Insieme al profumo di mimosa, ogni anno nell’etere si diffondono messaggi, slogan, appelli affinché si ricordino le differenze, le faticose conquiste sociali, economiche e politiche, le discriminazioni, le violenze, i femminicidi di cui le donne sono state e sono ancora oggetto in ogni parte del mondo.
Ogni anno, cioè, si volge lo sguardo solo per “ricordare” a ciò che è stato: alle statistiche, che dimostrano percentuali “basse ma in crescita e comunque sempre troppo poche” di donne ai vertici delle istituzioni, degli organismi, dell’imprenditoria “quella che conta”, con sperticate dichiarazioni d’intenti su quale futuro diverso attende l’universo femminile.
Appunto, nel futuro. E giù a snocciolare statistiche: le donne sono più degli uomini a laurearsi o ad eccellere; c’è stato il sorpasso delle donne in magistratura, in avvocatura, nella pubblica amministrazione. E ancora quante donne sono state ammazzate l’anno prima. Quest’anno ci sarà la retorica sull’occasione persa per eleggere la prima donna presidente della Repubblica.
Tutte chiacchiere. Fuffa, si dice in gergo. Proviamo a guardare da un’altra prospettiva la condizione odierna delle donne? Primo punto. Di grazia, chi dovrebbe aiutarci a colmare il gender gap se non noi stesse? Anzi: noi stesse in squadra. Ed ecco il secondo punto. Le donne non fanno squadra. Fanno gruppo, ed è già tanto, ma non fanno squadra. Sono termini simili ma profondamente e culturalmente differenti.
La squadra ha il capo, la squadra trae forza dall’insieme di tante forze, la squadra è un insieme di persone che svolgono azioni per raggiungere insieme il medesimo scopo, la squadra lotta per quello scopo, all’unisono, compatta.
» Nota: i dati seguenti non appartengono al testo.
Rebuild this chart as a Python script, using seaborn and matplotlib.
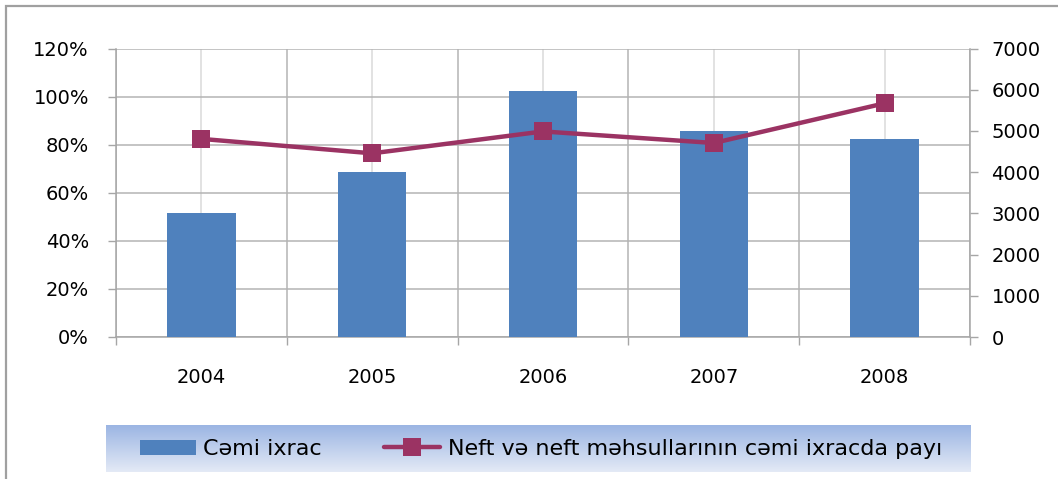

E anche quando non lo è, il singolo aspetta tempi migliori e ingoia il rospo. La squadra se è compatta è imbattibile.
Il gruppo è un’altra cosa. E’ un insieme di persone accomunate da funzioni, ambienti, sentimenti (ahi ahi…), ma che svolgono le loro azioni in maniera per lo più individuale, senza influenzarsi in maniera reciproca. Il gruppo della palestra, il gruppo delle mamme, il gruppo delle amiche del venerdì sera. Dove vuoi andare col gruppo? Al massimo a cena.
Nella squadra spicca il leader e, nella squadra, viene riconosciuto perché prevale per competenza, conoscenza, appartenenza. Non perché più bello o meno bello, perché più elegante o meno elegante, perché grasso o magro. L’assenza di cellulite nella squadra è determinante.
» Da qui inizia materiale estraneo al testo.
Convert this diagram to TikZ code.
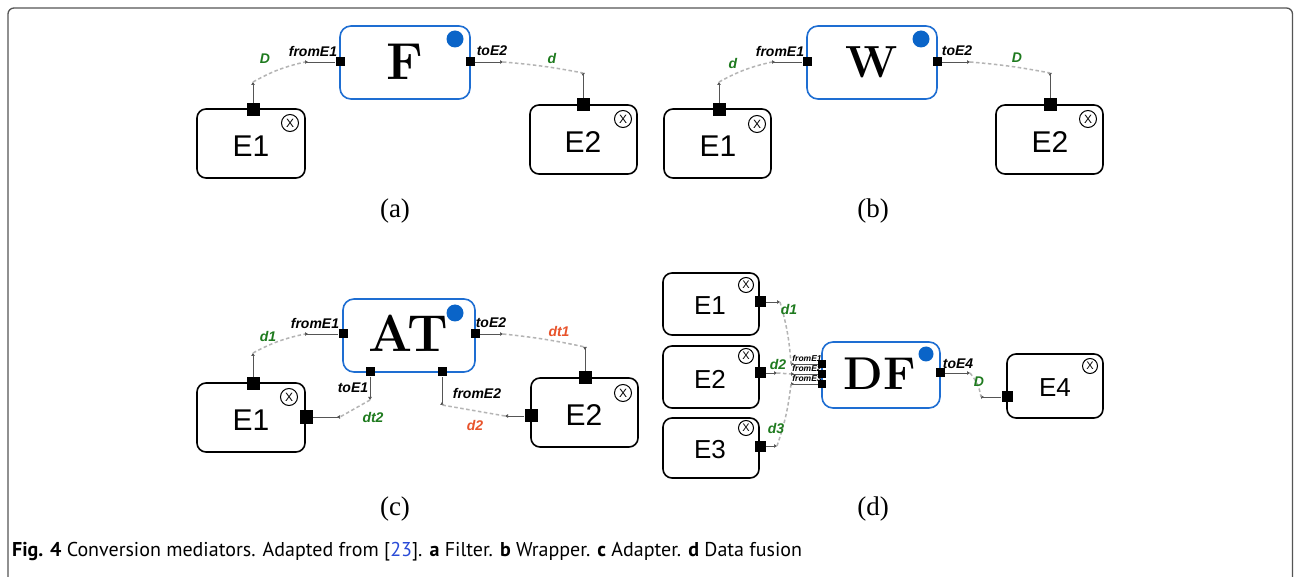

Non è così nel gruppo, dove emozioni e sentimenti volteggiano liberamente, così che spesso domina la gelosia, talvolta l’invidia, spesso l’esteriorità. Ma soprattutto il gruppo non è luogo dove si fa blocco, fronte comune. Qui sta la differenza fondamentale. Non c’è il concetto del branco e la forza che promana, il valore aggiunto di qualsiasi organizzazione, e le poche donne che raggiungono posizioni verticistiche le difendono come la leonessa fa coi cuccioli. Istinto non ragione.
La verità è che, al di là dei proclami, degli slogan e dello sbandieramento di solidarietà (solo) l’8 marzo, nella realtà le donne sono il più delle volte leader solo nel criticare le altre donne. Diciamocelo. Perché solo con un po’ di autocritica e sano realismo abbiamo la possibilità di vedere più nitidamente e più lontano del tailleur della nostra amica del gruppo. Siamo in numero maggiore, capacità, tenacia, intelligenza, professionalità non ci mancano. Usiamole! Uniamoci sotto una sola bandiera: squadra.
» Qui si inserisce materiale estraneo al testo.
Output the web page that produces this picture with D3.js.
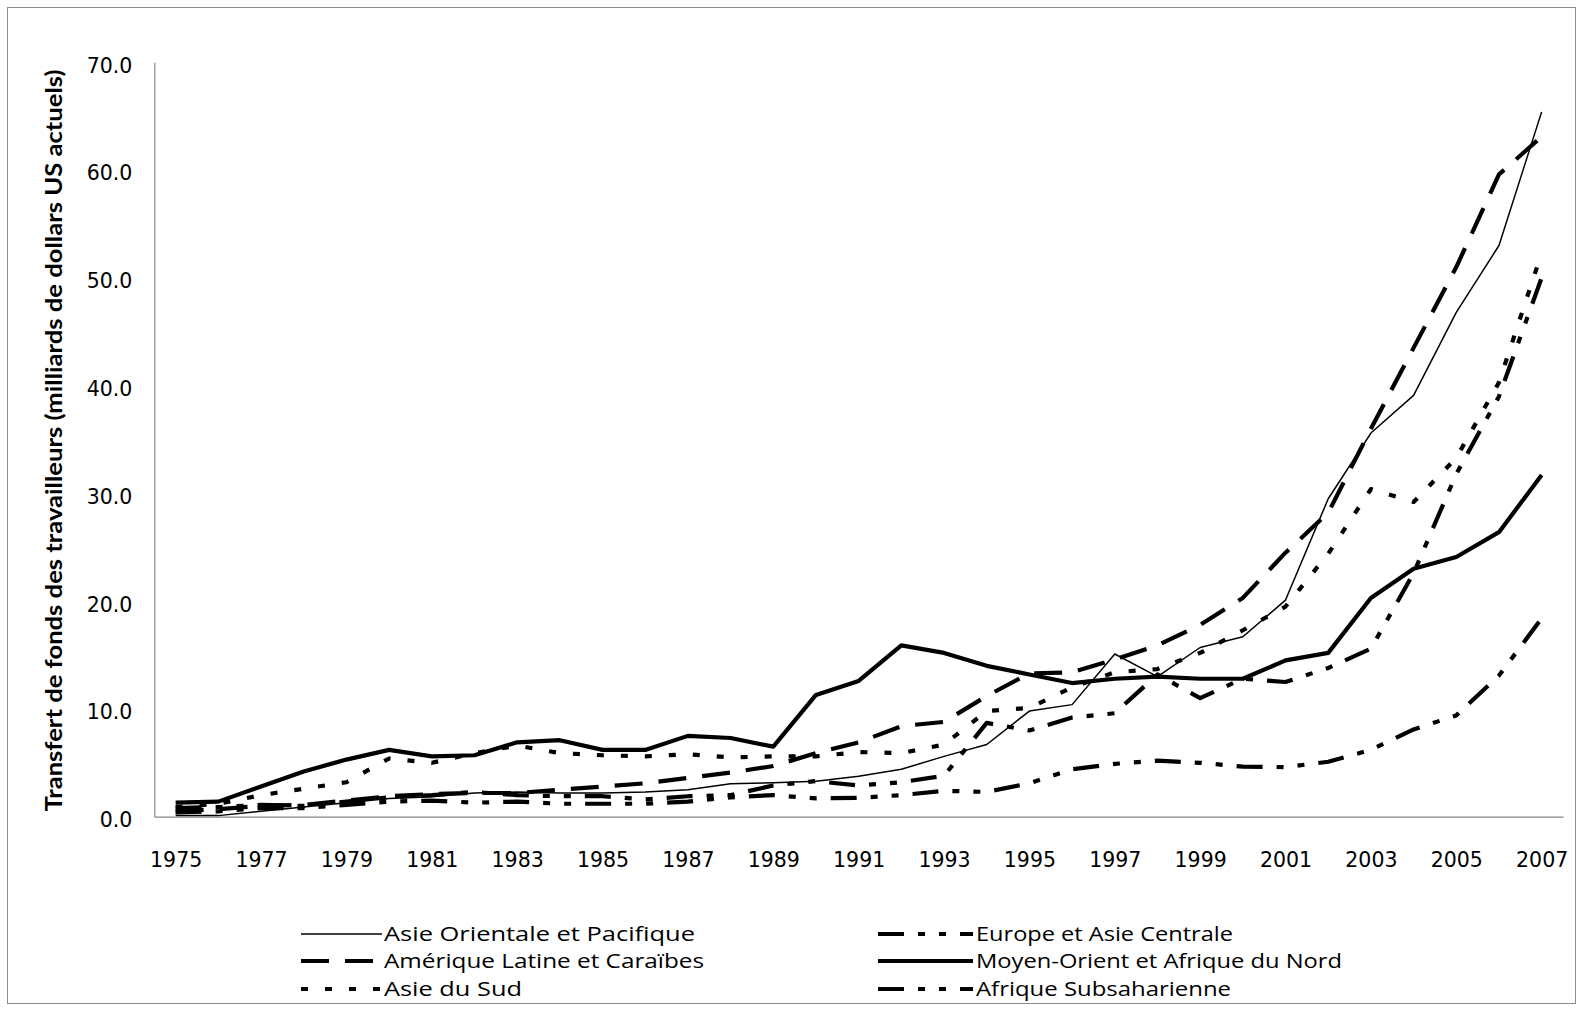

Non dobbiamo mirare a che il mondo sia come una moneta: un lato è maschile e se la giri diventa femminile. La vera conquista non è far contare il genere, ma la capacità; non il tailleur, ma la professionalità; dove il taglio di capelli è recessivo alla tenacia e il rossetto serve per scrivere sulla blackboard planning.
Ma non ci si deve illudere: tutto questo non ce lo regalerà nessuno. E di certo non è sufficiente un giorno all’anno.
Buon 8 marzo, squadra.
P.S. A voler essere pignoli tutti i sostantivi elencati sono femminili (o, al massimo aggettivizzandoli, sono neutri).